En prenant la question du tourisme à bras le corps, Emma Mbura ne s'attendait pas à se trouver sous le feu de telles critiques. Sénatrice de la région côtière du Kenya depuis mars 2013, l'élue affirmait en début d'année la nécessité pour la communauté Mijikenda (qui regroupe les neuf tribus établies le long des côtes du Kenya, de la Somalie et de la Tanzanie) de mettre en valeur toute la richesse de sa culture pour faire revenir les touristes dans la région.
Parmi les conseils de la sénatrice établie à Mombasa, le recours aux tenues traditionnelles, comme le mahando ou leso, jugées par Emma Mbura comme un atout majeur de la promotion du Kenya et l'un des leviers pour remettre à flot le secteur clé du tourisme. En berne depuis plus de deux, ce dernier pâtit en effet de l'insécurité et des menaces terroristes dans le pays, le Kenya ayant été le théâtre de plusieurs attentats, attribués aux sympathisants des shebab.

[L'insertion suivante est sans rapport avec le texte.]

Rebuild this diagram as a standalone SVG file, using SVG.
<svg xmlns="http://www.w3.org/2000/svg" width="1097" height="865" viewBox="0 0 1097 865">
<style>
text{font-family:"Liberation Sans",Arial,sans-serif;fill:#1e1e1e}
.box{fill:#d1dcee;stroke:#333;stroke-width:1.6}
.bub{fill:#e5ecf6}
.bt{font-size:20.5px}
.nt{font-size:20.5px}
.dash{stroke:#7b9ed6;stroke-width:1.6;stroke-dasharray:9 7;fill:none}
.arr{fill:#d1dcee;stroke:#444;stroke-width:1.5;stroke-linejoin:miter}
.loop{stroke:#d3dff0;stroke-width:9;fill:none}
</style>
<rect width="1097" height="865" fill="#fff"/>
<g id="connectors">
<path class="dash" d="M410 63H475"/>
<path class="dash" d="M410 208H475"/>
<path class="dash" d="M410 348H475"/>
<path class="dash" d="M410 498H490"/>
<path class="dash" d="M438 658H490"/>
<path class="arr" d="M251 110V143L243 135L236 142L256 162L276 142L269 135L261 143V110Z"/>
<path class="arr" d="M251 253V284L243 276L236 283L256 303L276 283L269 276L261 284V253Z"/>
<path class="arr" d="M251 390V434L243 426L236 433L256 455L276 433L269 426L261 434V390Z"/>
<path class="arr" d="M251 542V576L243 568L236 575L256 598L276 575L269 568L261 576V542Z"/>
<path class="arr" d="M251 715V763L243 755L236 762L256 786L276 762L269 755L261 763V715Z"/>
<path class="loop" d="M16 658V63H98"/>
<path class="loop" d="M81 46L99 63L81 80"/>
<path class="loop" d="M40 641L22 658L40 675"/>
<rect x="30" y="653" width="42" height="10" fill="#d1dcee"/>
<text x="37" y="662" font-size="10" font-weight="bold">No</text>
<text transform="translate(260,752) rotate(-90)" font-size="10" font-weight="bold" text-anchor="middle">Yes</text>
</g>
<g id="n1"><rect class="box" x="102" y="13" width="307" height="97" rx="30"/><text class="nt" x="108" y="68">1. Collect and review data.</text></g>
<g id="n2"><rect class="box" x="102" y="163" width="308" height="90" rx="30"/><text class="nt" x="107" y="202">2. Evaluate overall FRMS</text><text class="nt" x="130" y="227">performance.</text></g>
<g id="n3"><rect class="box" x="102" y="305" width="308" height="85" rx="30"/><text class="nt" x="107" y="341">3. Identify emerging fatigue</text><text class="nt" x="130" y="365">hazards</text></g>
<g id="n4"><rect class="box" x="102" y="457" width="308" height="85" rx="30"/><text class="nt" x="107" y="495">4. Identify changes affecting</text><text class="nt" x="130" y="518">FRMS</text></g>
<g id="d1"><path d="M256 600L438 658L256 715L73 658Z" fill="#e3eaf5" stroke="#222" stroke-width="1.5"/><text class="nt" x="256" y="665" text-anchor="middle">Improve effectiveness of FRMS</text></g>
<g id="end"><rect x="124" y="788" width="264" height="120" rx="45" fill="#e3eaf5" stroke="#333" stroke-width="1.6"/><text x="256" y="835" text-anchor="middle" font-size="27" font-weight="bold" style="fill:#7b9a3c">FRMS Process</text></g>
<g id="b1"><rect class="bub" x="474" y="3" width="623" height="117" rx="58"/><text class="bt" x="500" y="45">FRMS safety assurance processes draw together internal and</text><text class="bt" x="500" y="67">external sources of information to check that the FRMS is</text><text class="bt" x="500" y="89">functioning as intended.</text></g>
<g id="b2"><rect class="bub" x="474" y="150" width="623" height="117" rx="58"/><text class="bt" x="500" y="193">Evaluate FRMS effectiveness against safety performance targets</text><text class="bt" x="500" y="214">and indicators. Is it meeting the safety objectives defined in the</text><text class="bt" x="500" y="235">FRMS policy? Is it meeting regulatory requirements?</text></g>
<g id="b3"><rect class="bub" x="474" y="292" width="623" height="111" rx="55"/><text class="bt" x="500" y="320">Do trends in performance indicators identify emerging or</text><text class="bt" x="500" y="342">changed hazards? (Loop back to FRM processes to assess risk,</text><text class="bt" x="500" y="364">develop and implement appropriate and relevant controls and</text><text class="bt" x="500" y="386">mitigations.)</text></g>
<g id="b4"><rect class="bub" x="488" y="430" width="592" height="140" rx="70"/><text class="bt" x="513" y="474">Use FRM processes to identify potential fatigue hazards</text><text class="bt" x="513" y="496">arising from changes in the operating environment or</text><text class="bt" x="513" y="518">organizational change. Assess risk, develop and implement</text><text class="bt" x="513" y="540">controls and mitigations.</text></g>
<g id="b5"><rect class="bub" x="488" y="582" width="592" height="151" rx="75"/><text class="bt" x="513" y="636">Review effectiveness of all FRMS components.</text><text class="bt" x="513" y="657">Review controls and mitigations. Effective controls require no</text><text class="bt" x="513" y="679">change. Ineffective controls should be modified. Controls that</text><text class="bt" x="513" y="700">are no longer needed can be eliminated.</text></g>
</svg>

La proposition aurait pu passer inaperçue si elle n'impliquait pas, pour les femmes concernées sur la côte kenyanne, de laisser tomber le haut pour laisser apparaître leur poitrine, comme l'imposent certaines tenues auxquelles fait référence la sénatrice. "Elles n'habillent que le bas du corps avec le mahando, ce qui attire les touristes, a affirmé Emma Mbura au quotidien Nation. Comme vous le savez, les femmes Mijikenda sont naturellement belles". Et la sénatrice d'enfoncer le clou en interrogeant le lien de cause à effet qui pourrait exister selon elle entre les tenues des Kenyannes et l'activité touristique du pays : "Quand les Mijikenda ont commencé à s'habiller, le tourisme s'est effondré. Serait-ce à une des raisons pour lesquelles nous attirions les touristes ?".
Si des femmes n'ont vu aucun inconvénient à revêtir l'habit traditionnel, d'autres se sont montrées sceptiques, compte tenu du contexte actuel. Mais les plus violentes réactions sont venues des réseaux sociaux où de nombreux habitants se sont indignés du peu de considération de la parlementaire, prête à sacrifier la pudeur de ses compatriotes sur l'autel de la réussite économique du pays. Certains allant même jusqu'à demander à la sénatrice de montrer l'exemple, non sans ironie.
Sentant le vent tourner, Emma Mbura a tenté courant mars de se défendre, argumentant qu'elle n'avait jamais demandé aux habitantes de la région de se dévêtir. "Je n'ai jamais demandé à personne de se mettre nu. Mais nous devons savoir d'où nous venons", a-t-elle soutenu lors d'une interview à la chaîne de télévision kenyanne K24. "Ce sont mes opinions. Je demandais seulement si les Mijikenda renouaient avec leur culture, raviverait-on le secteur du tourisme ?" Joignant le geste à la parole, la sénatrice a même participé à une conférence quelques jours plus tard, en arborant une tenue traditionnelle.
D'autres pays d'Afrique ont appris à faire commerce de leur tradition s'est encore défendue Emma Mbura dans un post Facebook. "Vous êtes vous déjà demandé pourquoi les films du Nigeria, du Ghana ou de la Tanzanie se vendaient mieux que le reste des films africains ? La réponse est simple : la Culture. Ils ont incorporé leur culture dans le cinéma et la musique", a écrit la sénatrice dans un parallèle à peine voilé à la récente polémique.
Incorporer la culture nationale dans les arts et le tourisme n'est pourtant pas synonyme de nudité forcée. Face à ces déclarations, beaucoup accusent Mbura d'avoir voulu se mettre en scène. Les récents évènements internationaux, et notamment la menace terroriste, sont peu à peu en train de mettre à mal l'économie nationales. Plages désertées, hôtels laissés à l'abandon... Avec à peine plus d'un million de touristes en 2013, le Kenya a enregistré une baisse de fréquentation de 11 % par rapport à 2012. Les années 2014 et 2015 ne devraient pas apporter de signe d'amélioration notable pour les habitants des zones concernéees.